What the exercise asks:
State the count of lines below in which the word "this" appears, and add nothing.

Supplied information:

= = = =

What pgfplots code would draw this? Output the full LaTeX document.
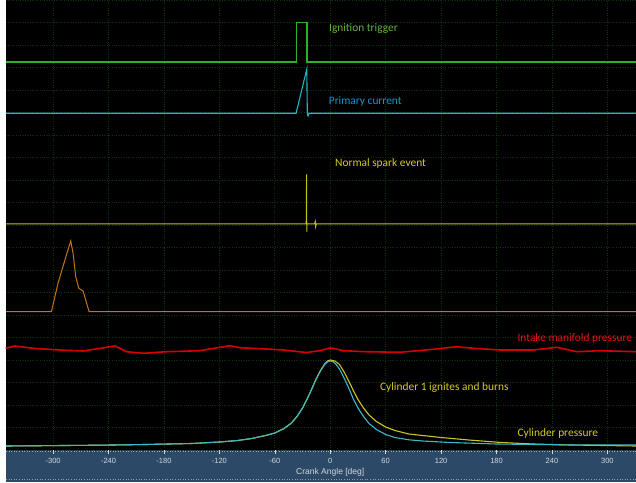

= = = =

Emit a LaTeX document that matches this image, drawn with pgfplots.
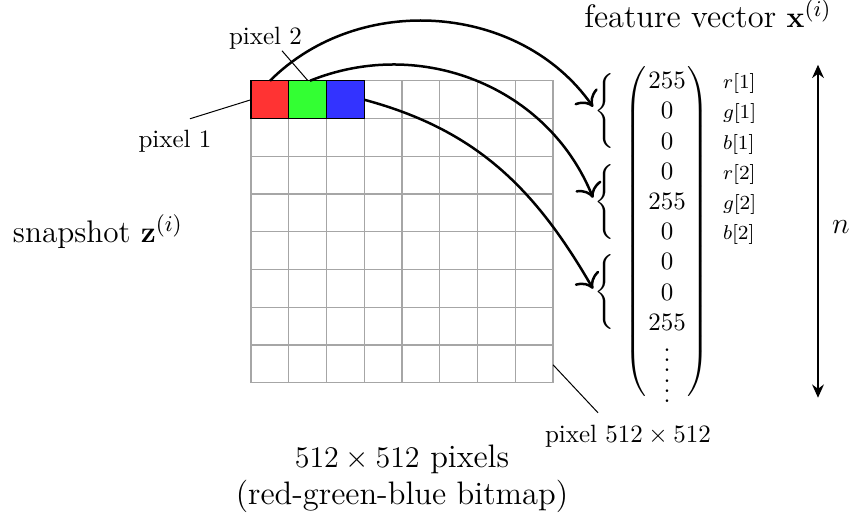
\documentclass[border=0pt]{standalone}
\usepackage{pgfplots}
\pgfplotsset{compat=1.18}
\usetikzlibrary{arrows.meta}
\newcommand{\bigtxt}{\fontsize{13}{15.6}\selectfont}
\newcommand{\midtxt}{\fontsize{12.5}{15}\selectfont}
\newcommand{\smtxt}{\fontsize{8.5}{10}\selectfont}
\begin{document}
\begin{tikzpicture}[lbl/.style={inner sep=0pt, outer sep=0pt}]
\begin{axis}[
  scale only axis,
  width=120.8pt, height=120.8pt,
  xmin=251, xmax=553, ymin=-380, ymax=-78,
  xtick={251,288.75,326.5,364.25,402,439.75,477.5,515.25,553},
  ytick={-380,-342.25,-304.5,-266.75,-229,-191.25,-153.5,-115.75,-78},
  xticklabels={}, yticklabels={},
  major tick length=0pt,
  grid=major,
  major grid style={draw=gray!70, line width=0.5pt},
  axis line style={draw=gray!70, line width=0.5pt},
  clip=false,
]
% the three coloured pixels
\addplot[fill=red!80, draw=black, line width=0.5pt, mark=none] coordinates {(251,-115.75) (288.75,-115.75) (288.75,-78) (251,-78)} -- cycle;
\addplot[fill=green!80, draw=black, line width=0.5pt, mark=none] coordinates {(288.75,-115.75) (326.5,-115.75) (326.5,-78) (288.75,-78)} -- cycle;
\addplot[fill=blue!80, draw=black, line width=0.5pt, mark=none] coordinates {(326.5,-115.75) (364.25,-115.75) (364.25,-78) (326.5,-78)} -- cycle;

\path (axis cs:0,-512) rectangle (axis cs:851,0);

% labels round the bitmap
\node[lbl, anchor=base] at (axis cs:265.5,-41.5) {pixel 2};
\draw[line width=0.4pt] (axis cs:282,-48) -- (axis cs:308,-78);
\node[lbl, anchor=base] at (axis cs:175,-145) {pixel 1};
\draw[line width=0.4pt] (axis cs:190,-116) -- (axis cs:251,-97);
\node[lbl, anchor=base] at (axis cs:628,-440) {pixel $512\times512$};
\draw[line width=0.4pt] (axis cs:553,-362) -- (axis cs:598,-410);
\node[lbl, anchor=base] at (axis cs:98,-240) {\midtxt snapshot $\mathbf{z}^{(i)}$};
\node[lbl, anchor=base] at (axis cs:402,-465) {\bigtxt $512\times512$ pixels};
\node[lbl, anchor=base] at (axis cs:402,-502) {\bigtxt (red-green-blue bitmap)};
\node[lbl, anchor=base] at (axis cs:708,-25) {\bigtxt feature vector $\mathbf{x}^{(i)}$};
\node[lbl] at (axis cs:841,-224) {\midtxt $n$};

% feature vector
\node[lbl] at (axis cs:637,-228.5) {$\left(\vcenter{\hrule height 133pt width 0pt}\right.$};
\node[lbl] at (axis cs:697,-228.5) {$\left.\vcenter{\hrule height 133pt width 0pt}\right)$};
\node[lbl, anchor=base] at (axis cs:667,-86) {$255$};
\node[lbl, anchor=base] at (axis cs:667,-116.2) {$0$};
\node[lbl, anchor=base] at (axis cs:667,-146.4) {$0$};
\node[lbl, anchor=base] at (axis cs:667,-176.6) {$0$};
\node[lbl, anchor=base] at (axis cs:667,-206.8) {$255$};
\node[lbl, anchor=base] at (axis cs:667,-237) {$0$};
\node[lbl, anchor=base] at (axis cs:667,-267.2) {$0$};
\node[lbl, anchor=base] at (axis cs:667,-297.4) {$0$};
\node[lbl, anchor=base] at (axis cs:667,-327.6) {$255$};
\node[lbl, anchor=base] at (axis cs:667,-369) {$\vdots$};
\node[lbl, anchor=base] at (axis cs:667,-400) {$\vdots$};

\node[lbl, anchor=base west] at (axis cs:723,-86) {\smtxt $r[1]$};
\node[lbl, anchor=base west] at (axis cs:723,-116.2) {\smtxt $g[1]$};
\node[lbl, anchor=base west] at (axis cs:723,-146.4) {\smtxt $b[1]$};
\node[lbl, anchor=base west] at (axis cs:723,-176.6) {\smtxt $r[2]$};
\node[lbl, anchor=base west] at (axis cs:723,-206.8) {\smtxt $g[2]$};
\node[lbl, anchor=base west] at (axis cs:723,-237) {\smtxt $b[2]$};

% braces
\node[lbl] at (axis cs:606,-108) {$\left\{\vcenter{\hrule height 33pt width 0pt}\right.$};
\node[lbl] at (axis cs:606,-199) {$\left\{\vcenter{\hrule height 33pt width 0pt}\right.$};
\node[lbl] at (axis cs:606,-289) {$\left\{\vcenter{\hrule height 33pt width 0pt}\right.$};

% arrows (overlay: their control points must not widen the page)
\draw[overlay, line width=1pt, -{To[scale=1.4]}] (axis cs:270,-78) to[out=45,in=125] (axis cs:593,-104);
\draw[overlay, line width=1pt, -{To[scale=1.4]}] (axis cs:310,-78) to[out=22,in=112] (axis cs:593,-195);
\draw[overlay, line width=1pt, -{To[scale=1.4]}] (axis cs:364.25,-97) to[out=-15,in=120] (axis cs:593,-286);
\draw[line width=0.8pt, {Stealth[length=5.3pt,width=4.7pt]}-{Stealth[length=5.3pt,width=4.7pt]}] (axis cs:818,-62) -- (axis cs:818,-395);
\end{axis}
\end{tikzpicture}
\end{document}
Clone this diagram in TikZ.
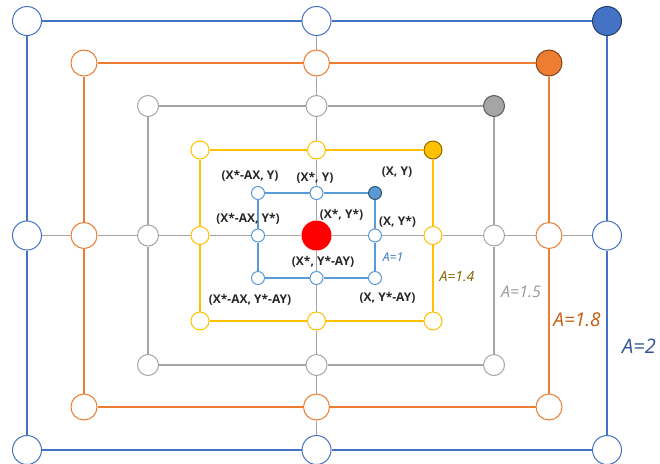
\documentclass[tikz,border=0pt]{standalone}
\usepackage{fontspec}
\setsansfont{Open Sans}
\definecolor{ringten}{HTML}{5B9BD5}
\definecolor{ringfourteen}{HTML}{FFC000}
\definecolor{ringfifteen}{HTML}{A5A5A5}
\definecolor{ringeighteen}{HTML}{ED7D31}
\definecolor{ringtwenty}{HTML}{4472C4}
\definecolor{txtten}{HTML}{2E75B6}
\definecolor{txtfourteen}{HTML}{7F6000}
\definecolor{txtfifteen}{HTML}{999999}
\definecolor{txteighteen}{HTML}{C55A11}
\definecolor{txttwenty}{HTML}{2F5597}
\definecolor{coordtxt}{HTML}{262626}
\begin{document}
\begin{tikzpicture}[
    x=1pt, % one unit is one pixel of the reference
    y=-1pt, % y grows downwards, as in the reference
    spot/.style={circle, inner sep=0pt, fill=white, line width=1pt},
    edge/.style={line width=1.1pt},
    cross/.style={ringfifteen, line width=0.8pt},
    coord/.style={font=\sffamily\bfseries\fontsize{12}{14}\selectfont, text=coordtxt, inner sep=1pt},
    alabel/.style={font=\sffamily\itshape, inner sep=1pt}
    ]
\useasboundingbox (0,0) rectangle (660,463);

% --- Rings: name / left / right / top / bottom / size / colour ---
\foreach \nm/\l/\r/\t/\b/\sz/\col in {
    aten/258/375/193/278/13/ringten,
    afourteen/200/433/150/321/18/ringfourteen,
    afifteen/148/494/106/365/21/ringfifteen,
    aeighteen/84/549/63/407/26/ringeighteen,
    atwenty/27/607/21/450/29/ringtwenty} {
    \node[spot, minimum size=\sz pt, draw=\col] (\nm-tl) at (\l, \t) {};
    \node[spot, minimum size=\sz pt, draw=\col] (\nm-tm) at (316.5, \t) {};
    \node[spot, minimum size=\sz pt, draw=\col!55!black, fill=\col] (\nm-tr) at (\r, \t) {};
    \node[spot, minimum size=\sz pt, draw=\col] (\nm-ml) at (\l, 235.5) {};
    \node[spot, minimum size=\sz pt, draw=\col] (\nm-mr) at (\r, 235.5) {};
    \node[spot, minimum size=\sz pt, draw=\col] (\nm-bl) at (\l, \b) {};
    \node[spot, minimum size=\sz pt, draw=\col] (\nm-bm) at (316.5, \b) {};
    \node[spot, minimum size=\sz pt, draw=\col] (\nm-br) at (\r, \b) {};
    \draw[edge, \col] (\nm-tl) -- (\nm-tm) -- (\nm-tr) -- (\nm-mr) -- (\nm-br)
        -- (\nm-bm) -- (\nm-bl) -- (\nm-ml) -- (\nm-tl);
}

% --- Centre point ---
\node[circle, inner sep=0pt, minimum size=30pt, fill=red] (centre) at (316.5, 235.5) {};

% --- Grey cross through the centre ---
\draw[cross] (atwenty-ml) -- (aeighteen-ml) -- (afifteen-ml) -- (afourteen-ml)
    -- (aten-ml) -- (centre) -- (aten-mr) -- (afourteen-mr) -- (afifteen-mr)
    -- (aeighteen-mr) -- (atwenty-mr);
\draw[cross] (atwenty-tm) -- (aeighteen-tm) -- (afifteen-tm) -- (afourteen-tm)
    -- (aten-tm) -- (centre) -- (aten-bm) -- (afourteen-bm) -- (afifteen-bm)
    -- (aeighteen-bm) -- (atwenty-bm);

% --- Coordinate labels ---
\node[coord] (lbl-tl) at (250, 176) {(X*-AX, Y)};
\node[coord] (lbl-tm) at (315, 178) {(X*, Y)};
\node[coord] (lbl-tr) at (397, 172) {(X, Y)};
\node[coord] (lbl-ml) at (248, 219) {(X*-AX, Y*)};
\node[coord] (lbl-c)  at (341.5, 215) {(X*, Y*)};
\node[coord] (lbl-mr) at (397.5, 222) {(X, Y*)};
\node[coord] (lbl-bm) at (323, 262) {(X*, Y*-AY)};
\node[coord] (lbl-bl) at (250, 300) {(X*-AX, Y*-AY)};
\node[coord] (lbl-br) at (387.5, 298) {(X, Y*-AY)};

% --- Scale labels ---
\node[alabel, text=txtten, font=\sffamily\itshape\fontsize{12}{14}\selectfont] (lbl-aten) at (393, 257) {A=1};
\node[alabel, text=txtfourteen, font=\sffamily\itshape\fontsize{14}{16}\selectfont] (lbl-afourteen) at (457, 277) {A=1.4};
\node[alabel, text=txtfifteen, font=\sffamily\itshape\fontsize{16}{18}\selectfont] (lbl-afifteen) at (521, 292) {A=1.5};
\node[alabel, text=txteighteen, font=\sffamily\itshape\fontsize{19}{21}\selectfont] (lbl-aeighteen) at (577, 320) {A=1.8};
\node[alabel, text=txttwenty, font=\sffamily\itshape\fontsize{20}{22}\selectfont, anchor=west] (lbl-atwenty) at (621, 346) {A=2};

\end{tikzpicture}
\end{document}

= = = =

Finished answer:
3